**Description of the task:** Leave out the pictures and reproduce all of the data exactly.

- - - - -

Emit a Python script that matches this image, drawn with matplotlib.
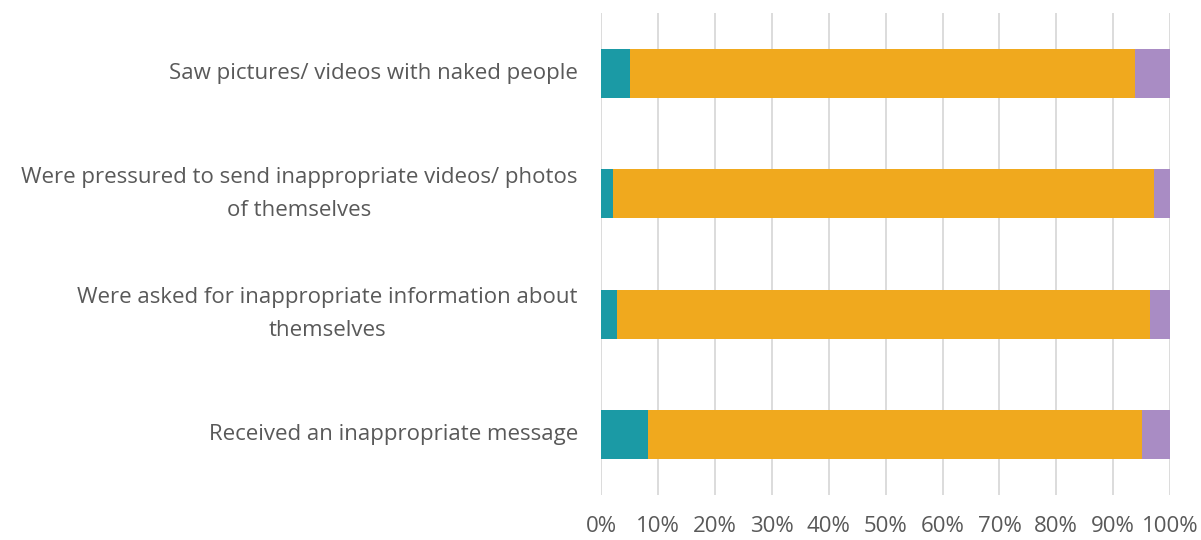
import matplotlib
matplotlib.use("Agg")
import matplotlib.pyplot as plt
import numpy as np

categories = [
    "Received an inappropriate message",
    "Were asked for inappropriate information about\nthemselves",
    "Were pressured to send inappropriate videos/ photos\nof themselves",
    "Saw pictures/ videos with naked people",
]
yes_vals = [8.1, 2.8, 2.1, 5.0]
no_vals = [87.0, 93.6, 95.0, 88.8]
unsure_vals = [4.9, 3.6, 2.9, 6.2]

series = [yes_vals, no_vals, unsure_vals]
colors = ["#1B9AA5", "#F0A91E", "#A98CC4"]
x_ticks = list(range(0, 101, 10))
x_labels = [f"{t}%" for t in x_ticks]

plt.rcParams["font.family"] = ["Open Sans", "DejaVu Sans"]

fig = plt.figure(figsize=(12.01, 5.40), dpi=100)
ax = fig.add_axes([0.5008, 0.0833, 0.4734, 0.8926])

y = np.arange(len(categories))
left = np.zeros(len(categories))
for vals, c in zip(series, colors):
    ax.barh(y, vals, left=left, height=0.41, color=c, zorder=3)
    left += np.array(vals)

ax.set_xlim(0, 100)
ax.set_ylim(-0.5, len(categories) - 0.5)
ax.set_xticks(x_ticks)
ax.set_xticklabels(x_labels)
ax.set_yticks(y)
ax.set_yticklabels(categories, multialignment="center", linespacing=1.75,
                   va="center")

ax.grid(axis="x", color="#D9D9D9", linewidth=1.3, zorder=0)
ax.grid(axis="y", visible=False)
for s in ax.spines.values():
    s.set_visible(False)
ax.tick_params(axis="both", length=0, labelsize=16, labelcolor="#595959")
ax.tick_params(axis="y", pad=17)
ax.tick_params(axis="x", pad=15)

fig.savefig("out.png", dpi=100, facecolor="white")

- - - - -

**Answer to this task:**
Emit a Python script that matches this image, drawn with matplotlib.
import matplotlib
matplotlib.use("Agg")
import matplotlib.pyplot as plt
import numpy as np

categories = [
    "Received an inappropriate message",
    "Were asked for inappropriate information about\nthemselves",
    "Were pressured to send inappropriate videos/ photos\nof themselves",
    "Saw pictures/ videos with naked people",
]
yes_vals = [8.1, 2.8, 2.1, 5.0]
no_vals = [87.0, 93.6, 95.0, 88.8]
unsure_vals = [4.9, 3.6, 2.9, 6.2]

series = [yes_vals, no_vals, unsure_vals]
colors = ["#1B9AA5", "#F0A91E", "#A98CC4"]
x_ticks = list(range(0, 101, 10))
x_labels = [f"{t}%" for t in x_ticks]

plt.rcParams["font.family"] = ["Open Sans", "DejaVu Sans"]

fig = plt.figure(figsize=(12.01, 5.40), dpi=100)
ax = fig.add_axes([0.5008, 0.0833, 0.4734, 0.8926])

y = np.arange(len(categories))
left = np.zeros(len(categories))
for vals, c in zip(series, colors):
    ax.barh(y, vals, left=left, height=0.41, color=c, zorder=3)
    left += np.array(vals)

ax.set_xlim(0, 100)
ax.set_ylim(-0.5, len(categories) - 0.5)
ax.set_xticks(x_ticks)
ax.set_xticklabels(x_labels)
ax.set_yticks(y)
ax.set_yticklabels(categories, multialignment="center", linespacing=1.75,
                   va="center")

ax.grid(axis="x", color="#D9D9D9", linewidth=1.3, zorder=0)
ax.grid(axis="y", visible=False)
for s in ax.spines.values():
    s.set_visible(False)
ax.tick_params(axis="both", length=0, labelsize=16, labelcolor="#595959")
ax.tick_params(axis="y", pad=17)
ax.tick_params(axis="x", pad=15)

fig.savefig("out.png", dpi=100, facecolor="white")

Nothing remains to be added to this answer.